Tout d’abord, chaque gouvernement doit élaborer en profondeur un «plan» relatif à la Chine, énonçant explicitement ce que ses citoyens entendent tirer des partenariats avec la Chine. Ces plans pourraient également favoriser une diligence raisonnable, par exemple, en explorant les relations de la Chine avec les États voisins ou non, en direction d’un même niveau de développement.

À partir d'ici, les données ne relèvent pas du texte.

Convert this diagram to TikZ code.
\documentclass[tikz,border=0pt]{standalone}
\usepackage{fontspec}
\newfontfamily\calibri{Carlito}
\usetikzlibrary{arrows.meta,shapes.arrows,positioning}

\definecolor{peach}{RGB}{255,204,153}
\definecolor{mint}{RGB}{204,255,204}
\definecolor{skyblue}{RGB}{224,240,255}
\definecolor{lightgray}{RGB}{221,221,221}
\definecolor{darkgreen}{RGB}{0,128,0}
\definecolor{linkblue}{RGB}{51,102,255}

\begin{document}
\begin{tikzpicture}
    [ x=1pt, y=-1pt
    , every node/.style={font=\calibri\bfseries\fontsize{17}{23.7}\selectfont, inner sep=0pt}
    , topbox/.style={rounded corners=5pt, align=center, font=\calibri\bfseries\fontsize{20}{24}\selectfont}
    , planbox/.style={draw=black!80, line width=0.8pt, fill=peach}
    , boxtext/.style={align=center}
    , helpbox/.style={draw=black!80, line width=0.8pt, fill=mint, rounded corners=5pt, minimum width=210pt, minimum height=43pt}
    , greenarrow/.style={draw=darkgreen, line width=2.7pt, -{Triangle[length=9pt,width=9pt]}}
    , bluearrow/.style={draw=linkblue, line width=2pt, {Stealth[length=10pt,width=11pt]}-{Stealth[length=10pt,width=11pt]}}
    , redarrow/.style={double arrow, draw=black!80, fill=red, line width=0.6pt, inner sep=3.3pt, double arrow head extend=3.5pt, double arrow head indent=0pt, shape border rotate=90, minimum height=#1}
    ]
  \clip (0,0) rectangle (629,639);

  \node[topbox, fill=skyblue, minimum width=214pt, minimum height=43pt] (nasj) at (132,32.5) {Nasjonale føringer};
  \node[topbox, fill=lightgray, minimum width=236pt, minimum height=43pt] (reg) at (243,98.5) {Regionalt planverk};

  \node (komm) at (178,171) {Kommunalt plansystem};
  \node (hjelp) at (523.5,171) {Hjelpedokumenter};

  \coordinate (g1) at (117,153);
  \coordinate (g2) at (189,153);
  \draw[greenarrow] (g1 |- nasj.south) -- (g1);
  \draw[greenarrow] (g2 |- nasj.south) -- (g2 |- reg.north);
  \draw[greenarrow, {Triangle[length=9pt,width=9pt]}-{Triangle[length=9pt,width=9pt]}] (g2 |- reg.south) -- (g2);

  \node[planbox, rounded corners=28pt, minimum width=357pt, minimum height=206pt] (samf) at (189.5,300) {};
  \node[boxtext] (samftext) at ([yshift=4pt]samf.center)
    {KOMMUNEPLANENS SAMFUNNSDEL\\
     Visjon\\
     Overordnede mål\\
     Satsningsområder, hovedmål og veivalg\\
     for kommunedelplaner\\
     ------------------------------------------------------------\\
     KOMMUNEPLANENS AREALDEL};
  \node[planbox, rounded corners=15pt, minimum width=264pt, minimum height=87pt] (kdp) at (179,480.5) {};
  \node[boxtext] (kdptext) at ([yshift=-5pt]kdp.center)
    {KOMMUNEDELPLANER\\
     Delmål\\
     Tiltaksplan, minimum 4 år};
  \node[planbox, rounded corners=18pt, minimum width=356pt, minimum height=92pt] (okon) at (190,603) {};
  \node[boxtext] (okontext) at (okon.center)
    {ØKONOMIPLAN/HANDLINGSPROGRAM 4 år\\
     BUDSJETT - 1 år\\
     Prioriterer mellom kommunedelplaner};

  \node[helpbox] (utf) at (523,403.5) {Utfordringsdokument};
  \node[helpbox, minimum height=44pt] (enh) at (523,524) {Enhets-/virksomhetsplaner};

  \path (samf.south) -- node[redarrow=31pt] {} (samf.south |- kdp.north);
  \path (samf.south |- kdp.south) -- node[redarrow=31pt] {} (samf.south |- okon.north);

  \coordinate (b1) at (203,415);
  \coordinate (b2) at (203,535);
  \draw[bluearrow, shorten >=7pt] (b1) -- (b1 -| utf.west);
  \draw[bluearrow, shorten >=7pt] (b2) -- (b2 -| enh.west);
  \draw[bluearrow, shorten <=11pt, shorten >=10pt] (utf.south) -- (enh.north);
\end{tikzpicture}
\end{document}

Deuxièmement, chaque État doit solliciter les acteurs chinois les plus susceptibles de l’aider à mettre en œuvre son plan relatif à la Chine. Des organisations telles que le China-Africa Business Council pourraient contribuer à faciliter cette recherche et favoriser des rencontres. Troisièmement, il est nécessaire que les États négocient des protocoles d’accord et autres contrats sur la base de bonnes pratiques établies. Dans la conduite de telles négociations, les pays africains doivent savoir qu’ils jouissent d’un fort pouvoir de négociation vis-à-vis de la Chine ; plus encore que de nombreux autres pays en voie de développement.
Enfin, les gouvernements doivent solliciter l’aide d’entités nationales, telles que les ONG, pour le contrôle et l’examen des résultats produits par les activités chinoises, par exemple, en termes de normes du travail et de performances environnementales.